Luckily however, it was not a dreadful mix-up as Alison Merrett and Kate Kendrew really were getting married in the same church at the same time.
Alison, 46, and her brother Jon, 39, had decided to hold their weddings together in a double marriage ceremony at St Mary's Church in Frampton.
First to tie the knot was office worker Alison, from Nailsworth, who was given away by father John Merrett to groom Martin Baker, 42, a delivery driver.
Then it was the turn of maintenance engineer Jon Merrett, 39, to wed Kate, 47, a purchasing administrator, after her son William, 12, gave her away.
It was a busy time for retired police officer John - who now works as a security officer at Gloucester Crown Court - because he was also singing with the Gloucestershire Police Male Voice Choir during the service, attended by around 150 guests.

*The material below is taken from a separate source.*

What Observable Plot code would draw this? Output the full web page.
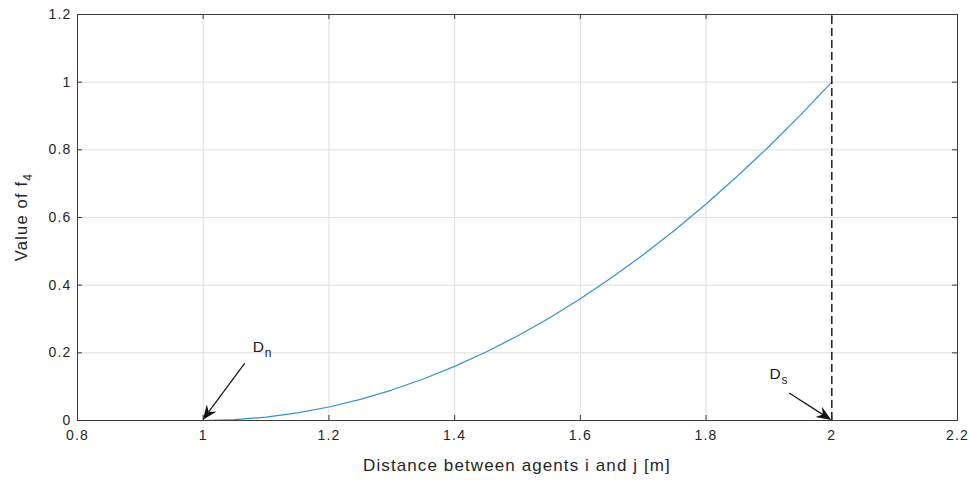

Afterwards, both couples posed happily for pictures in the church grounds before they were taken - one couple at a time - in the horse-drawn carriage to a reception at the nearby 16th Century Wool Barn on the Frampton Court Estate.
Alison explained that the idea of having a double ceremony came about by chance when she and Martin were looking for a reception venue.
At the time Jon had moved back to Gloucestershire from Lancashire because of his job and was lodging with Alison and Martin.
"We went to look at the Wool Barn together and we all fell in love with it," she said.
"It was very pricey but then Jon and Kate decided to get married as well and we all agreed it would be lovely to have a double wedding and a joint reception."
It was the first time priest in charge at St Mary's, the Rev Dr Anne Spargo, had conducted such a service and she admitted to being a bit nervous.
"I was quite anxious - especially when it came to signing the register afterwards and making sure we got the right names on the right pieces of paper," she said.
"It is a very special day - a double wedding. Double the emotion, double the number of tissues being used up but also double the love and joy to go around."
When it came to the ceremonial binding together of the hands, the Rev Spargo quipped: "It's very complicated tying double knots - but I have tied the right hands together."
The Rev Spargo, who was a GP in the village until her retirement, added: "It was the first time that I officiated at a double wedding in three-and-a-half years in charge here and most of the clergy I know have never done one."